The land use contests between local governments play out in a variety of ways, but tax issues are frequently drivers of that drama in Colorado.

Implications

One state and local tax proposal that I have favored for Colorado, for a variety of reason, is a revenue switch. In my view, municipalities should give up their sales taxing power to the state in lieu of increased use of property taxes, school districts should discontinue property taxation in lieu of state funding, and the state should use some combination of increased sales and income taxes to make up for funds that school districts would lose if they go out of the property tax business.

My revenue switch proposal keeps total state and local sales and property tax revenues, and government funding at all levels, very similar. But, this would give the State of Colorado a single sales taxing authority, which would provide administrative advantages, simply interstate sales tax collection efforts, and reduce the revenue uncertainties faces by local governments that don't have the resources to do elaborate economic projections and consider contingencies in their budget processes. It would also discourage intrastate competition for sales tax revenues that can lead to an excessive focus on developing new residential areas in unincorporated areas and excessive efforts to attract new mall developments even when the metropolitan area as a whole is overbuilt with respect to shopping malls.
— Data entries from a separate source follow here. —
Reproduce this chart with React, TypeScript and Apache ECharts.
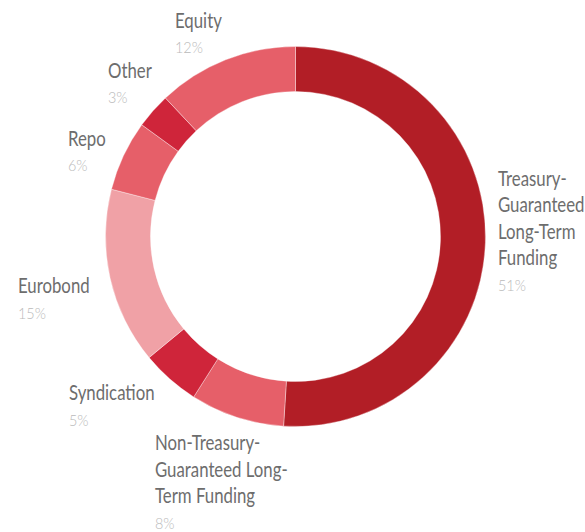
import React, { useEffect, useRef } from "react";
import * as echarts from "echarts";

const categories = [
  "Treasury-Guaranteed Long-Term Funding",
  "Non-Treasury-Guaranteed Long-Term Funding",
  "Syndication",
  "Eurobond",
  "Repo",
  "Other",
  "Equity",
];
const labelTexts = [
  "Treasury-\nGuaranteed\nLong-Term\nFunding",
  "Non-Treasury-\nGuaranteed Long-\nTerm Funding",
  "Syndication",
  "Eurobond",
  "Repo",
  "Other",
  "Equity",
];
const shares = [51, 8, 5, 15, 6, 3, 12];

const sliceColors = ["#B21E26", "#E65F69", "#CF253A", "#F0A1A6", "#E65F69", "#CF253A", "#E65F69"];
const labelPos: [number, number][] = [
  [498, 164.25],
  [155, 428.75],
  [69, 378.75],
  [18, 271.75],
  [68, 124.25],
  [108, 56.25],
  [175, 6.25],
];

const FONT = "Lato, 'Open Sans', Roboto, sans-serif";
const NAME_LH = 26.5;

export default function App() {
  const ref = useRef<HTMLDivElement>(null);
  useEffect(() => {
    if (!ref.current) return;
    const chart = echarts.init(ref.current, undefined, { renderer: "svg" });
    const labels = labelTexts.flatMap((t, i) => {
      const [lx, ly] = labelPos[i];
      const n = t.split("\n").length;
      return [
        {
          type: "text",
          x: lx,
          y: ly,
          scaleX: 0.8,
          silent: true,
          style: {
            text: t,
            fontFamily: FONT,
            fontSize: 21,
            lineHeight: NAME_LH,
            fill: "#6d6d6d",
            align: "left",
            verticalAlign: "top",
          },
        },
        {
          type: "text",
          x: lx,
          y: ly + (n - 0.5) * NAME_LH + 27.5,
          scaleX: 0.9,
          silent: true,
          style: {
            text: shares[i] + "%",
            fontFamily: FONT,
            fontSize: 16,
            fontWeight: 300,
            fill: "#bababa",
            align: "left",
            verticalAlign: "middle",
          },
        },
      ];
    });
    chart.setOption({
      animation: false,
      backgroundColor: "#ffffff",
      graphic: labels,
      series: [
        {
          type: "pie",
          center: [295.5, 236.5],
          radius: [145, 190],
          startAngle: 90,
          clockwise: true,
          itemStyle: { borderColor: "rgba(255,255,255,0.6)", borderWidth: 0.6 },
          label: { show: false },
          labelLine: { show: false },
          emphasis: { disabled: true },
          data: categories.map((c, i) => ({
            name: c,
            value: shares[i],
            itemStyle: { color: sliceColors[i] },
          })),
        },
      ],
    });
    return () => chart.dispose();
  }, []);
  return (
    <div
      ref={ref}
      style={{ position: "fixed", left: 0, top: 0, width: 585, height: 532 }}
    />
  );
}
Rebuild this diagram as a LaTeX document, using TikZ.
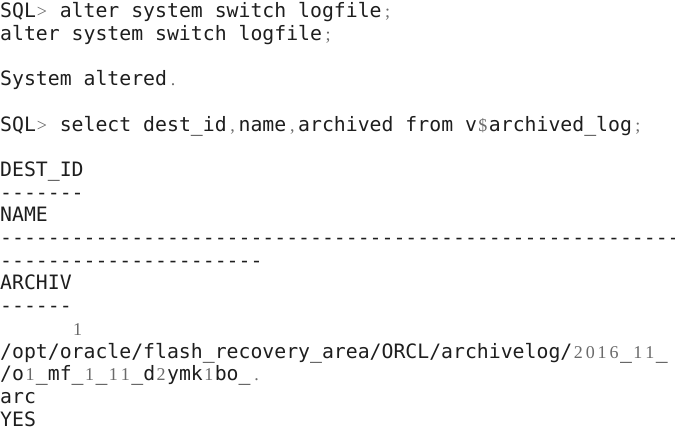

The demise of school property taxes would allow most municipalities to replace the lion's share of their lost sales tax revenues with property tax revenues. Some municipalities would have to charge higher property taxes than others to provide services, based upon the size of their property taxes bases, but these disparities are less troubling at the municipal government level than they are in the state's K-12 education system where there is an expectation that every child in the state should have equal educational opportunities. Municipalities provide the every day basics of life, and a stable tax base for municipalities would insure that basics like police and fire department services, street cleaning, trash collection and the like could continue without regard for economic boom and bust cycles, given the state a solid foundation.

Near complete state funding of school districts would allow Colorado to travel down a path it has already gone far down where statewide school choice is the norm, and every child is on an equal footing regardless of where that child lives. Children unlucky enough to live in a place with a weak property tax base shouldn't have inferior educations. Increased states sales tax revenues acquired from municipal governments, and the generally broad, if regulated, power of the government to collect taxes, would be well suited to this task.

A shift of school district funding away from municipal governments (and removal of school board members from the property tax collecting system) would also cause decisions about school attendance to be less entangled with decisions about zoning and home buying. While geography obviously influences the school choices that parents make, in a purely state education system, it would play a much less dominant role than it does today.

This plan wouldn't change the basic mix of state and local taxes in Colorado, which isn't the problem. Colorado is typical on that front. But, by better matching taxes to the entities that are best suited to impose them, Colorado tax policy could produce more sensible school funding, more stable municipal finances, and intergovernmental competition for development could return to fundamentals rather than artificial tax issues.